Despite becoming synonymous with everyday life, smartphones are one commodity that’s still capable of generating global headlines. One such example happened recently, when the European Commission fined Google $5 billion for requiring Android manufacturers to preload apps such as Google Search and Chrome onto smartphones that come with others such as the Google Play Store. Although some might call the news relevant only to policy wonks, the truth is it has several implications—and could harm millions of people.
Put simply, Android is one of the few affordable phone options for cost-conscious consumers. Whereas many Apple models cost around $400, individuals can easily find Android smartphones for just $100. That has been extremely helpful for people with fewer resources, including many in communities of color.

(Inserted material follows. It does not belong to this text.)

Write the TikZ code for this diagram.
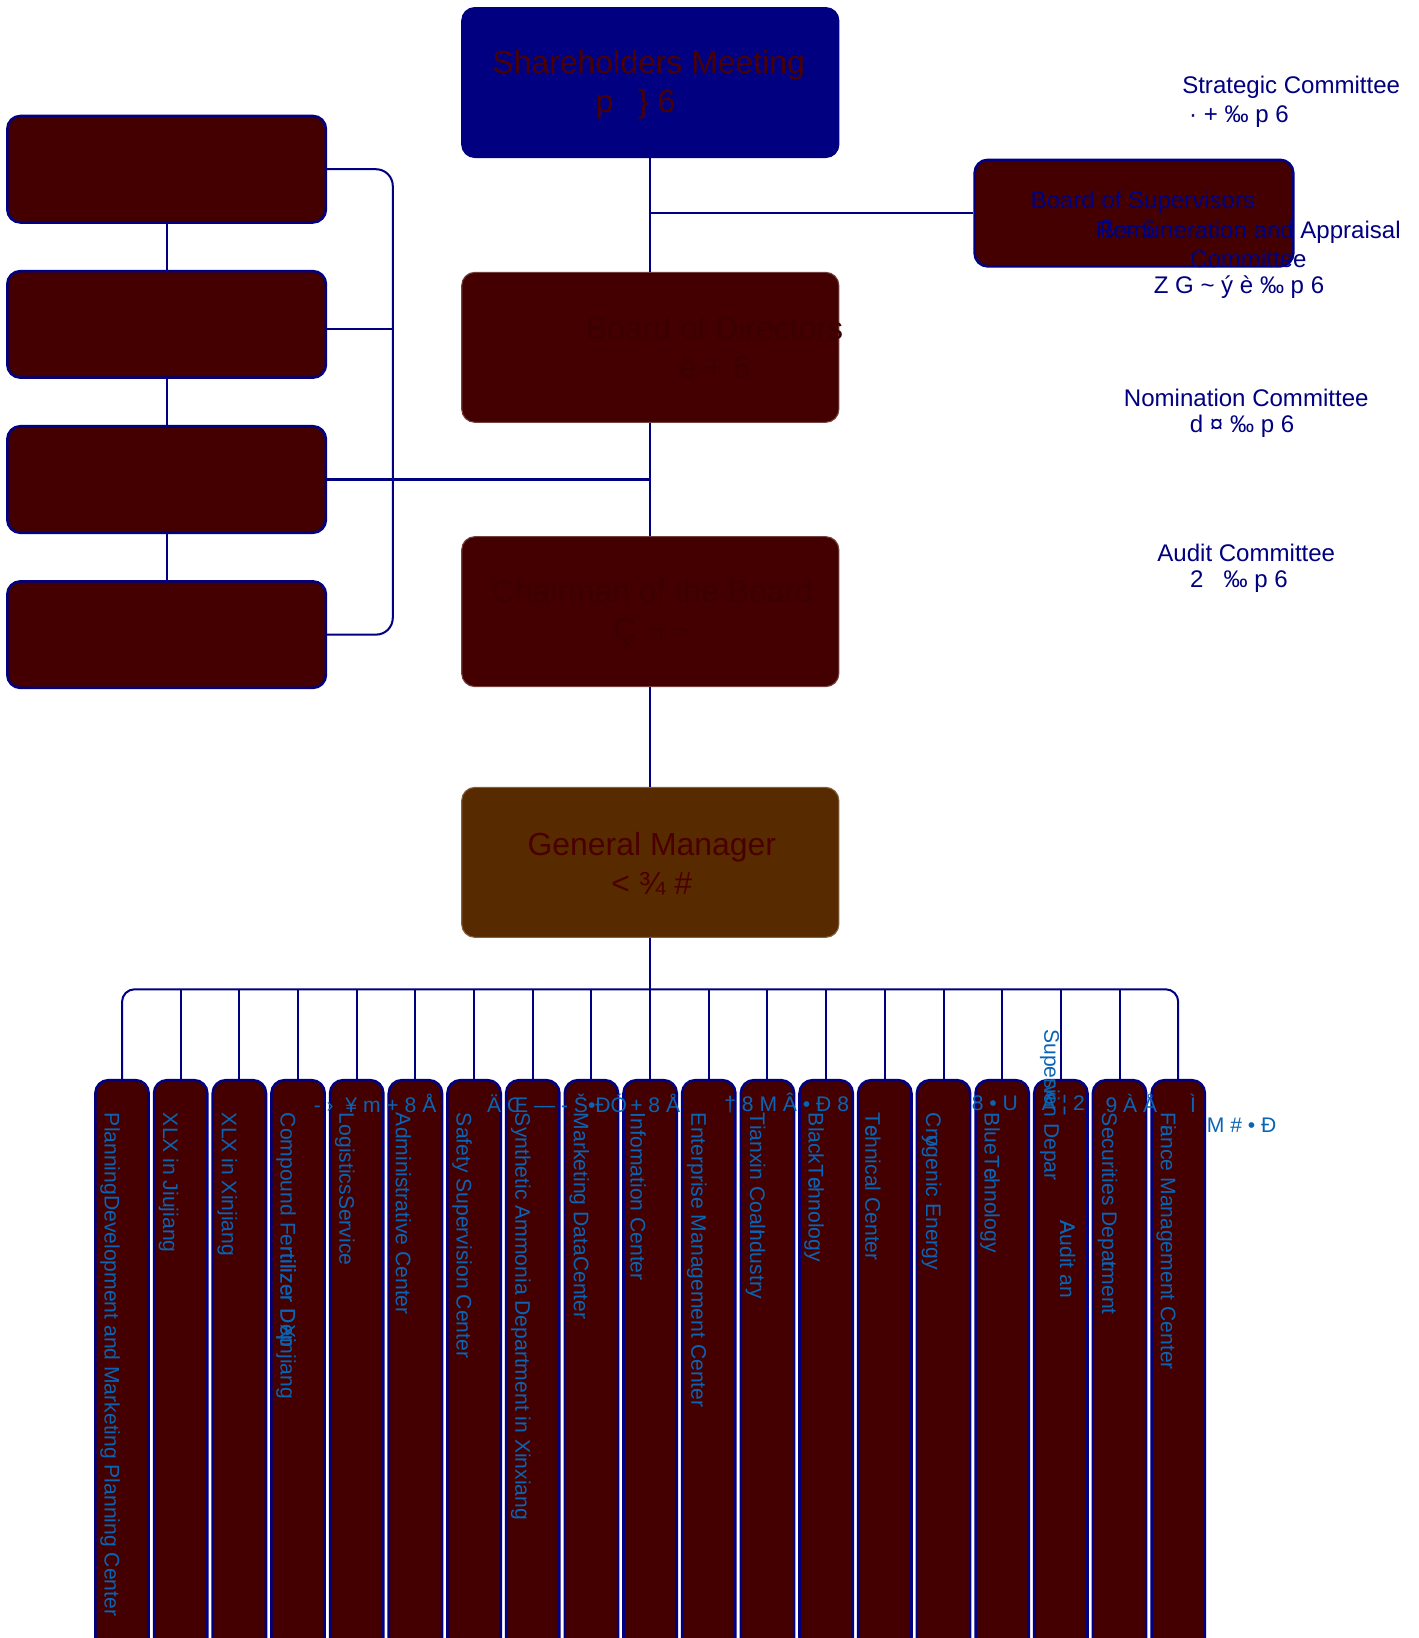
\documentclass[tikz,border=0pt]{standalone}
\usepackage{fontspec}
\setmainfont{Liberation Sans}
\usepackage{xcolor}
\usepackage{tikz}

\definecolor{navyline}{HTML}{000080}
\definecolor{boxred}{HTML}{440000}
\definecolor{gmbrown}{HTML}{582A00}
\definecolor{darktext}{HTML}{4A0000}
\definecolor{fainttext}{HTML}{3B0000}
\definecolor{deptblue}{HTML}{0A64B4}

\begin{document}
\begin{tikzpicture}[x=0.2mm, y=-0.2mm,
    wire/.style={draw=navyline, line width=1.1pt},
    orgbox/.style={draw=navyline, line width=1.4pt, fill=boxred, rounded corners=2.5mm, inner sep=0pt},
    topbox/.style={rounded corners=2.5mm, inner sep=0pt, line width=0.6pt,
        minimum width=72.2mm, minimum height=28.7mm},
    sidebox/.style={orgbox, minimum width=61mm, minimum height=20.4mm},
    deptbox/.style={orgbox, minimum width=10.2mm, minimum height=109.2mm},
    bigfont/.style={font=\fontsize{17.4}{21.1}\selectfont, align=center},
    cmtfont/.style={font=\fontsize{13.1}{15.7}\selectfont, align=center, text=navyline, inner sep=0pt},
    deptlabel/.style={font=\fontsize{11.5}{14}\selectfont, text=deptblue, inner sep=0pt, rotate=-90, anchor=west},
    rowtext/.style={font=\fontsize{11.5}{14}\selectfont, text=deptblue, inner sep=0pt, anchor=west}]
    \clip (0,0) rectangle (1357.5,1568);

    % Central chain
    \node[topbox, fill=navyline, draw=navyline] (share) at (622.5,79) {};
    \node[bigfont, text=darktext, inner sep=0pt] (share-txt) at (621,81)
        {Shareholders Meeting\\\makebox[3.33em][l]{p\hspace{0.78em}\}\ 6}};
    \node[topbox, fill=boxred, draw=boxred!75!white] (board) at (622.5,332.5) {};
    \node[bigfont, text=fainttext, inner sep=0pt] (board-txt) at (684,333) {Board of Directors\\ë + 6};
    \node[topbox, fill=boxred, draw=boxred!75!white] (chair) at (622.5,585.5) {};
    \node[bigfont, text=fainttext, inner sep=0pt] (chair-txt) at (624.5,587) {Chairman of the Board\\Ç ¬ \textasciitilde};
    \node[topbox, fill=gmbrown, draw=gmbrown!75!white] (gm) at (622.5,825.5) {};
    \node[bigfont, text=darktext, inner sep=0pt] (gm-txt) at (624,827) {General Manager\\< ¾ \#};

    % Supervisors
    \node[sidebox] (bos) at (1085.5,204) {};
    \node[cmtfont] (bos-txt) at (1094,205) {Board of Supervisors\\\makebox[3.57em][l]{ß = 6}};

    \draw[wire] (share.south) -- (board.north);
    \draw[wire] (share.south |- bos.west) -- (bos.west);
    \draw[wire] (board.south) -- (chair.north);
    \draw[wire] (chair.south) -- (gm.north);

    % Committees
    \node[cmtfont] (strat) at (1236,84) {Strategic Committee};
    \node[cmtfont] (strat-cn) at (1186,112) {· + ‰ p 6};
    \node[cmtfont] (remun) at (1195,234) {Remuneration and Appraisal\\Committee};
    \node[cmtfont] (remun-cn) at (1186,275) {Z G \textasciitilde{} ý è ‰ p 6};
    \node[cmtfont] (nomin) at (1193,381) {Nomination Committee};
    \node[cmtfont] (nomin-cn) at (1189,408) {d ¤ ‰ p 6};
    \node[cmtfont] (audit) at (1193,529) {Audit Committee};
    \node[cmtfont] (audit-cn) at (1186,557) {2\ \ \ ‰ p 6};

    % Left column
    \node[sidebox] (left1) at (159.5,162) {};
    \node[sidebox] (left2) at (159.5,310.5) {};
    \node[sidebox] (left3) at (159.5,459) {};
    \node[sidebox] (left4) at (159.5,607.5) {};
    \coordinate (spine) at (376,0);
    \coordinate (left2-out) at ([yshift=-0.9mm]left2.east);
    \foreach \a/\b in {1/2,2/3,3/4}
        \draw[wire] (left\a.south) -- (left\b.north);
    \draw[wire, rounded corners=3.2mm] (left1.east) -| (spine |- left4.east) -- (left4.east);
    \draw[wire] (left2-out) -- (spine |- left2-out);
    \draw[wire] (left3.east) -- (board.south |- left3.east);

    % Departments
    \coordinate (bus) at (622.5,947);
    \foreach \i in {1,...,19}
        \node[deptbox] (d\i) at ({116.8+56.17*(\i-1)},1307) {};
    \draw[wire] (gm.south) -- (bus);
    \draw[wire, rounded corners=2.4mm] (d1.north) |- (bus) -| (d19.north);
    \foreach \i in {2,...,18}
        \draw[wire] (d\i.north) -- (d\i.north |- bus);

    \foreach \i/\txt in {1/PlanningDevelopment and Marketing Planning Center,
        2/XLX in Jiujiang, 3/XLX in Xinjiang,
        4/Compound Fe\rlap{rtilizer Dep}rtilizer D\rlap{ep}Xinjiang,
        5/LogisticsService, 6/Administrative Center, 7/Safety Supervision Center,
        8/Synthetic Ammonia Department in Xinxiang, 9/Marketing DataCenter,
        10/Infomation Center, 11/Enterprise Management Center,
        12/Tianxin Coal\rlap{I}ndustry, 13/BlackT\rlap{e}chnology,
        14/T\rlap{e}chnical Center, 15/Cr\rlap{y}ogenic Energy,
        16/BlueT\rlap{e}chnology, 18/Securities Depa\rlap{r}tment,
        19/F\rlap{i}ance Management Center}
        \node[deptlabel] (t\i) at ({116.8+56.17*(\i-1)-11.5},1065) {\txt};
    \node[deptlabel] (t17a) at (1005,985) {Supe\rlap{rvi}sion Depar};
    \node[deptlabel] (t17b) at (1022,1168) {\rlap{A}Audit an};

    % Stray glyph row
    \foreach \x/\y/\txt [count=\k] in {300/1056/{- › \ ¥ m + 8 Å},
        466/1056/{Ä Œ — - Š•ÐÓ}, 603/1056/{+ 8 Å}, 693/1056/{† 8 M Â • Ð 8},
        930/1056/{8 • U}, 997/1056/{Å ¦ 2}, 1058/1056/{9 À Å},
        1139/1056/{Ì}, 1155/1077/{M \# • Ð}}
        \node[rowtext] (row\k) at (\x,\y) {\txt};
\end{tikzpicture}
\end{document}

But rulings such as that of the European Commission could have ripple effects that push prices up. Android phones are so affordable, in part, because Google makes money from ads rather than the devices themselves. Yet if U.S. policymakers followed Europe and prohibited Google from requiring the installation of apps such as Google Search and Chrome, it could easily increase the cost of Androids. The result? Black and Latino communities would suffer.
Within the United States, African-Americans and Latinos are disproportionately “smartphone-only” users. According to Pew, whereas only 14 percent of whites own a smartphone but do not use broadband at home, that number is 35 percent for Latinos and 24 percent for African-Americans. That is because racial gaps are significant among desktop and laptop computer users, but are virtually non-existent among smartphone users. For example, 83 percent of whites—but only 66 percent of Blacks and Latinos—have desktop or laptop computers. By comparison, 77 percent of whites, 75 percent of Blacks and 77 percent of Latinos own smartphones. Blacks and Latinos are also more likely to rely on smartphones to obtain information about jobs, to access educational content and to submit applications.
My organization—the Joint Center for Political and Economic Studies—is particularly concerned about this issue. We’re currently finishing a study that shows how much mobile apps could help Black and Latino businesses grow. It is a major challenge because although Black-owned businesses make up 9.5 percent of all businesses in the U.S., they account for only 1.3 percent of sales and 1.7 percent of employment. Similarly, Latino-owned businesses make up 12 percent of all businesses, but account for only 4 percent of sales and 4 percent of employment.
In light of these disparities, our research shows how important low-cost, off-the-shelf apps are for Black and Latino businesses to get ahead. The data clearly demonstrates that these apps help entrepreneurs become more efficient while providing more services to customers. For example, salon mobile apps for beauty shop and barbershop owners, such as Booker, Phorest and BuildFire, give a client the freedom to book and pay for an appointment 24 hours a day, from any location. Similar apps exist that are tailored to other industries that, along with beauty salons and barber shops, collectively make up 54 percent of all Black businesses—child daycare services, janitorial services, home health care services, landscaping services and artist and performer businesses.